> _Short problem_: Pictures aside, quote the whole listing exactly.
======
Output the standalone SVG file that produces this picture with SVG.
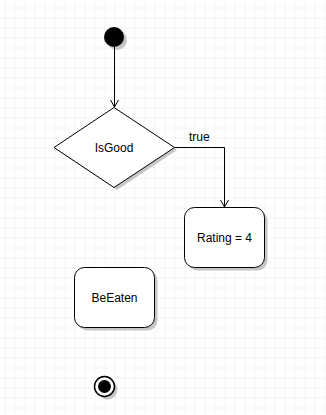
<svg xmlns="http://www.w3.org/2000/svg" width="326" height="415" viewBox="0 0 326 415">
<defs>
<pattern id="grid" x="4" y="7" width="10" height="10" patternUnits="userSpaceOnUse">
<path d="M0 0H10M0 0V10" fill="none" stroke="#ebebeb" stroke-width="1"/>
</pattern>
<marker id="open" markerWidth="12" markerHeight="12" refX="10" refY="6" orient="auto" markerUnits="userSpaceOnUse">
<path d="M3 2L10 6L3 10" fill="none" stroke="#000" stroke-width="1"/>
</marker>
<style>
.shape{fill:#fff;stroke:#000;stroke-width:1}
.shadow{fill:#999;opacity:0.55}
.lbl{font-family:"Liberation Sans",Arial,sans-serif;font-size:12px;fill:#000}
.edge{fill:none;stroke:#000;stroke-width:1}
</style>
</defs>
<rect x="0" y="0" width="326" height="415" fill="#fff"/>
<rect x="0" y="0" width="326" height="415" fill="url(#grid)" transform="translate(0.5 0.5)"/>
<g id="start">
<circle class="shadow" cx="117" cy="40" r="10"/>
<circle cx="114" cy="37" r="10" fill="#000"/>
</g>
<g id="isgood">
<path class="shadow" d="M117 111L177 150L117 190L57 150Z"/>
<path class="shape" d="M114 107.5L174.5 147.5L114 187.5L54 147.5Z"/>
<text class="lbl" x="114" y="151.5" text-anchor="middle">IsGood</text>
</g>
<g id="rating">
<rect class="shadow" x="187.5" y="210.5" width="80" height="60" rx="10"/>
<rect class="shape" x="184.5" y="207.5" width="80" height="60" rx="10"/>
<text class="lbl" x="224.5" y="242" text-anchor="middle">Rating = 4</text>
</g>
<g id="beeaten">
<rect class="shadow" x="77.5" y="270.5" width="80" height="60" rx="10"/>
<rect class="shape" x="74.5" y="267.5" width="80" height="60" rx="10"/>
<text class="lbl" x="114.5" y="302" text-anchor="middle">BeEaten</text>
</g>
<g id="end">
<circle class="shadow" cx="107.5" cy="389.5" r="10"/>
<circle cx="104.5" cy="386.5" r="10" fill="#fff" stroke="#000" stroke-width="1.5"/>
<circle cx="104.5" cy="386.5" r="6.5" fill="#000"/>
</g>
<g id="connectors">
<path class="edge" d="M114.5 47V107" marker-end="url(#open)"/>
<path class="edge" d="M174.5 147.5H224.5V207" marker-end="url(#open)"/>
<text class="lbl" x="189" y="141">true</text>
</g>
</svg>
======
> _Problem solution_:
Output the standalone SVG file that produces this picture with SVG.
<svg xmlns="http://www.w3.org/2000/svg" width="326" height="415" viewBox="0 0 326 415">
<defs>
<pattern id="grid" x="4" y="7" width="10" height="10" patternUnits="userSpaceOnUse">
<path d="M0 0H10M0 0V10" fill="none" stroke="#ebebeb" stroke-width="1"/>
</pattern>
<marker id="open" markerWidth="12" markerHeight="12" refX="10" refY="6" orient="auto" markerUnits="userSpaceOnUse">
<path d="M3 2L10 6L3 10" fill="none" stroke="#000" stroke-width="1"/>
</marker>
<style>
.shape{fill:#fff;stroke:#000;stroke-width:1}
.shadow{fill:#999;opacity:0.55}
.lbl{font-family:"Liberation Sans",Arial,sans-serif;font-size:12px;fill:#000}
.edge{fill:none;stroke:#000;stroke-width:1}
</style>
</defs>
<rect x="0" y="0" width="326" height="415" fill="#fff"/>
<rect x="0" y="0" width="326" height="415" fill="url(#grid)" transform="translate(0.5 0.5)"/>
<g id="start">
<circle class="shadow" cx="117" cy="40" r="10"/>
<circle cx="114" cy="37" r="10" fill="#000"/>
</g>
<g id="isgood">
<path class="shadow" d="M117 111L177 150L117 190L57 150Z"/>
<path class="shape" d="M114 107.5L174.5 147.5L114 187.5L54 147.5Z"/>
<text class="lbl" x="114" y="151.5" text-anchor="middle">IsGood</text>
</g>
<g id="rating">
<rect class="shadow" x="187.5" y="210.5" width="80" height="60" rx="10"/>
<rect class="shape" x="184.5" y="207.5" width="80" height="60" rx="10"/>
<text class="lbl" x="224.5" y="242" text-anchor="middle">Rating = 4</text>
</g>
<g id="beeaten">
<rect class="shadow" x="77.5" y="270.5" width="80" height="60" rx="10"/>
<rect class="shape" x="74.5" y="267.5" width="80" height="60" rx="10"/>
<text class="lbl" x="114.5" y="302" text-anchor="middle">BeEaten</text>
</g>
<g id="end">
<circle class="shadow" cx="107.5" cy="389.5" r="10"/>
<circle cx="104.5" cy="386.5" r="10" fill="#fff" stroke="#000" stroke-width="1.5"/>
<circle cx="104.5" cy="386.5" r="6.5" fill="#000"/>
</g>
<g id="connectors">
<path class="edge" d="M114.5 47V107" marker-end="url(#open)"/>
<path class="edge" d="M174.5 147.5H224.5V207" marker-end="url(#open)"/>
<text class="lbl" x="189" y="141">true</text>
</g>
</svg>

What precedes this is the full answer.